20 septembre 2024 - Sud Ouest
Renaud Lagrave, vice-président de la Région Nouvelle-Aquitaine en charge des mobilités.© Crédit photo : R. L.
LePremier ministre est, enfin, nommé ; mais en attendantson gouvernement, nous attendons à la fois de connaître l’identité du ministre des Transports, bien sûr, mais enfin et surtout celle du ministre du Budget qui siège seul au CA [conseil d’administration] de SNCF Réseau.
Car soyons clairs : le dossier des transports sera crucial pour le futur gouvernement. Pays de tradition ferroviaire, la France a toujours misé sur son réseau de chemins de fer comme un pilier de sa mobilité et de son développement économique ; aujourd’hui et demain, il constitue l’un des fers de lance de la transition énergétique et de l’aménagement du territoire. Ainsi, notre réseau se trouve à la croisée des chemins. Au moment où nos concitoyens prennent nos trains de plus en plus massivement, l’avenir de nos rails se joue cet automne avec les engagements financiers que devra prendre l’État dans le contrat qui le lie à SNCF Réseau.
Il s’agit d’abord de sauver un patrimoine souffrant de sous-investissement massif depuis des décennies. À cet égard, le contrat de performance entre l’État et SNCF Réseau ne pourra ni se contenter de mesures timides, ni se négocier en catimini comme en 2021. Ce sous-investissement a entraîné un vieillissement préoccupant. Faute de travaux appropriés, les retards d’entretien accumulés au fil des décennies se traduisent par une dégradation de la qualité de service : incidents fréquents, limitations de vitesse, voire fermetures de lignes. Cette situation met en péril non seulement la fiabilité du réseau, mais aussi sa capacité à répondre aux besoins croissants de mobilité.
Ensuite, alors que le dérèglement climatique est devenu une priorité absolue, le réseau ferroviaire est appelé à jouer un rôle central dans la réduction des émissions de gaz à effet de serre. Pour cela, le contrat de performance doit intégrer des objectifs clairs et ambitieux en matière de modernisation des lignes existantes, d’électrification des réseaux et de développement du fret ferroviaire.
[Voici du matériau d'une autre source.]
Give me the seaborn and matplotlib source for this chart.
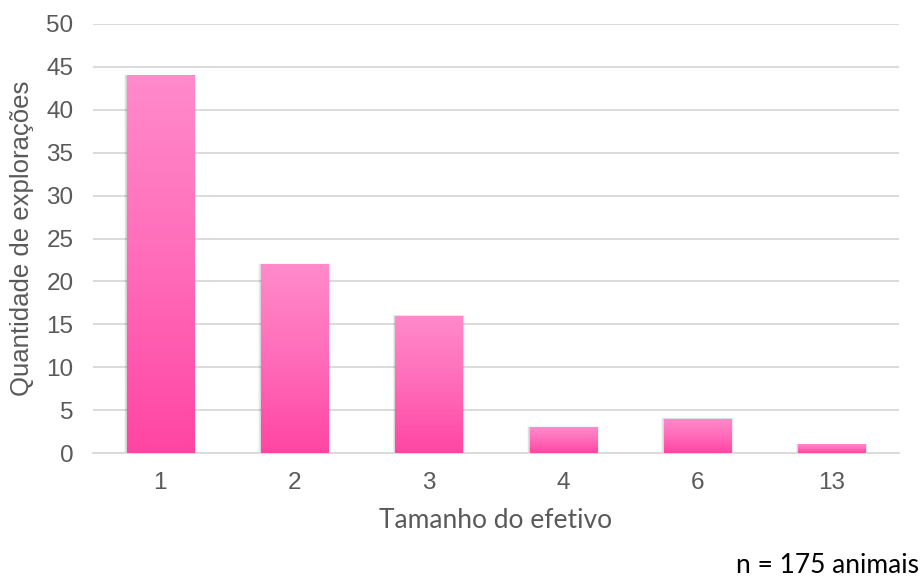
import numpy as np
import pandas as pd
import matplotlib
matplotlib.use("Agg")
import matplotlib.pyplot as plt
import seaborn as sns
from matplotlib.colors import LinearSegmentedColormap
from matplotlib.patches import Rectangle

# data
tamanho = ["1", "2", "3", "4", "6", "13"]
exploracoes = [44, 22, 16, 3, 4, 1]

df = pd.DataFrame({"tamanho": tamanho, "exploracoes": exploracoes})

sns.set_style("white")
plt.rcParams["font.family"] = ["Liberation Sans", "DejaVu Sans"]

fig = plt.figure(figsize=(9.21, 5.84), dpi=100)
ax = fig.add_axes([93 / 921, 1 - 453 / 584, 806 / 921, 429 / 584])

sns.barplot(data=df, x="tamanho", y="exploracoes", order=tamanho,
            color="#FF66B8", width=0.5, ax=ax, zorder=3)

ax.set_yticks(range(0, 51, 5))
ax.yaxis.grid(True, color="#D9D9D9", linewidth=1.3, zorder=0)
ax.set_axisbelow(True)
for s in ["top", "right", "left"]:
    ax.spines[s].set_visible(False)
ax.spines["bottom"].set_color("#D9D9D9")
ax.spines["bottom"].set_linewidth(1.3)
ax.tick_params(axis="both", length=0, labelsize=17.5, colors="#595959", pad=14)

# gradient fill + soft shadow for each bar
cmap = LinearSegmentedColormap.from_list("pk", ["#FF45A3", "#FF6CB9", "#FF8ACB"])
grad = np.linspace(0, 1, 256).reshape(-1, 1)
for p in list(ax.patches):
    x0, w, h = p.get_x(), p.get_width(), p.get_height()
    for k in range(6):
        d = 0.005 + k * 0.005
        sh = Rectangle((x0 - d * 0.6, -0.05), w + d * 1.2, h + d * 5,
                       facecolor="black", alpha=0.03, edgecolor="none", zorder=2)
        ax.add_patch(sh)
    im = ax.imshow(grad, cmap=cmap, origin="lower", aspect="auto",
                   extent=[x0, x0 + w, 0, h], zorder=4)
    im.set_clip_path(p)
    p.set_edgecolor("none")
ax.set_xlim(-0.5, len(tamanho) - 0.5)
ax.set_ylim(0, 50)

ax.set_xlabel("Tamanho do efetivo", fontsize=19, color="#595959",
              family=["Lato", "DejaVu Sans"], va="baseline")
ax.xaxis.set_label_coords(0.5, -(528 - 453) / 429)
ax.set_ylabel("Quantidade de explorações", fontsize=18.5, color="#595959", va="center")
ax.yaxis.set_label_coords(-(93 - 22) / 806, 0.5)

fig.text(919 / 921, 1 - 573 / 584, "n = 175 animais", ha="right", va="baseline",
         fontsize=19, color="black", family=["Lato", "DejaVu Sans"])

fig.savefig("out.png", dpi=100)
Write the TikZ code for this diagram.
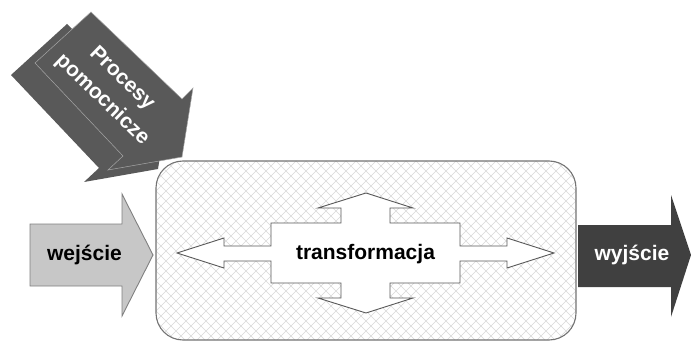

En outre, l’État doit garantir un financement stable et suffisant sur le long terme, à l’image de l’Allemagne qui investit massivement dans ses infrastructures ferroviaires. Puissent les parlementaires, si prompts à signaler des cas particuliers, faire front commun pour exiger de l’État qu’il joue et assume son rôle stratège, en exigeant aussi une loi de programmation ferroviaire. Ce faisant, les collectivités locales et les Régions bouclent les plans de financement, hors compétences premières.
« Notre demande est simple : que l’État assume pleinement son rôle de propriétaire du réseau ferroviaire »
Les Régions paient déjà chaque année des péages ferroviaires prévus pourtant à cet effet, en Nouvelle-Aquitaine de l’ordre de 80 millions d’euros par an. Les Régions ont démontré que leur compétence ferroviaire avait permis de multiplier l’offre sur tous les territoires périurbains ou ruraux, partout où le réseau pouvait le supporter. Nous assumons pleinement notre rôle d’Autorité organisatrice de la mobilité [AOM], en finançant l’achat de rames, les guichets de vente de billets, 76 % du prix réel des billets achetés, et bien entendu les cheminots qui conduisent les trains ou les contrôleurs, tout cela avec comme seule ressource la vente des billets de train !
À ce stade, notre demande est simple : que l’État assume pleinement son rôle de propriétaire du réseau ferroviaire et qu’il nous laisse assumer le nôtre en continuant à augmenter l’offre de trains. Ainsi, le contrat de performance entre l’État et SNCF Réseau est bien plus qu’un simple document administratif ; c’est le socle sur lequel reposera l’avenir du réseau ferroviaire français pour les décennies à venir, un modèle d’ambition, de responsabilité et de vision à long terme. Moins que jamais, la France ne doit pas manquer son rendez-vous avec l’Histoire en train de se faire.